• **What the task asks**
Look for the string "chart" in every line, and copy each line that has it.

• **Information shown**
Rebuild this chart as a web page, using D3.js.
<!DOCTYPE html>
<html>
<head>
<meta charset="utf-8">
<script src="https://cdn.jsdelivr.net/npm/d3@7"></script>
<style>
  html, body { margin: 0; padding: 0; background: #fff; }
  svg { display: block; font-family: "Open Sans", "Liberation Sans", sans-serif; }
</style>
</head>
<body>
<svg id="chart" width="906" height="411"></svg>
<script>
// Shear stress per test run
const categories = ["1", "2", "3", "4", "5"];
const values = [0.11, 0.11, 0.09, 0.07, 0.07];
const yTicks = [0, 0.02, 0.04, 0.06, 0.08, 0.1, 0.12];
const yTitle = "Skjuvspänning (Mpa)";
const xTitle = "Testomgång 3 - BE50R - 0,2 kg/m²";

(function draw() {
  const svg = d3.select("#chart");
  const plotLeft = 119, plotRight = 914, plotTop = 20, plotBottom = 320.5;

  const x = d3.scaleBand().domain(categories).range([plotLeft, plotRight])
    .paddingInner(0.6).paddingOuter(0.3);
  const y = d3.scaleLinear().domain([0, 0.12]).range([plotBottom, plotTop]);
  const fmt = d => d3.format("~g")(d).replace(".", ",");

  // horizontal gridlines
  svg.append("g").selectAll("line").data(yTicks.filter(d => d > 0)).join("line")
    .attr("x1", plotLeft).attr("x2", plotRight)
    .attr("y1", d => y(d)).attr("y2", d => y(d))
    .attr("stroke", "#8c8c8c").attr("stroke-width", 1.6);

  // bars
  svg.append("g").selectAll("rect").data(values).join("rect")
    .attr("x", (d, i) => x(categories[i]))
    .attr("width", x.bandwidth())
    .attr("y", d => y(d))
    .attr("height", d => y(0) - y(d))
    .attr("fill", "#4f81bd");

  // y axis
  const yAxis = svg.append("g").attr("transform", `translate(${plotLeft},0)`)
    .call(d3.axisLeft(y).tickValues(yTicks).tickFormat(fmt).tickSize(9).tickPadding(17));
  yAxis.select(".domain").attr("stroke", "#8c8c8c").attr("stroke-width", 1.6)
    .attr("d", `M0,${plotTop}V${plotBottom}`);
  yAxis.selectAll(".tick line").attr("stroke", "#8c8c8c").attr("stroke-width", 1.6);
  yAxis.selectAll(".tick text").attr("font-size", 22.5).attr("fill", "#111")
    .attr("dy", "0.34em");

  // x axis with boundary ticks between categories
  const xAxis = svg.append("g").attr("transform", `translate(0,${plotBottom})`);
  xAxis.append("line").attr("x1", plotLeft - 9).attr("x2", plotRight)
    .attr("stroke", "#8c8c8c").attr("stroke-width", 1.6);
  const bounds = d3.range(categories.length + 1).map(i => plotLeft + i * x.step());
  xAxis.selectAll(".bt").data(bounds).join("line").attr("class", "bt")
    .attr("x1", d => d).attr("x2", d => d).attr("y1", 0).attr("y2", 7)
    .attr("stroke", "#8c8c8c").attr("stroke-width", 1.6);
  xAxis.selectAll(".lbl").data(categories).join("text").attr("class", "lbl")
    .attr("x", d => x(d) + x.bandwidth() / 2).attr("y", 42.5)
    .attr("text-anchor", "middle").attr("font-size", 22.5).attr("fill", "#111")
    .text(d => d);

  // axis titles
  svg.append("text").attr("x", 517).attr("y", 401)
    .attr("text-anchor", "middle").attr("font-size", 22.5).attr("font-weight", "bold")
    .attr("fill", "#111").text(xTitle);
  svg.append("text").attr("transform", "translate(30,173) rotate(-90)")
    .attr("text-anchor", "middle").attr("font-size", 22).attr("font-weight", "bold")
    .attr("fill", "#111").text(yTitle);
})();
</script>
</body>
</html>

• **Solution to this exercise**
Rebuild this chart as a web page, using D3.js.
<svg id="chart" width="906" height="411"></svg>
  const svg = d3.select("#chart");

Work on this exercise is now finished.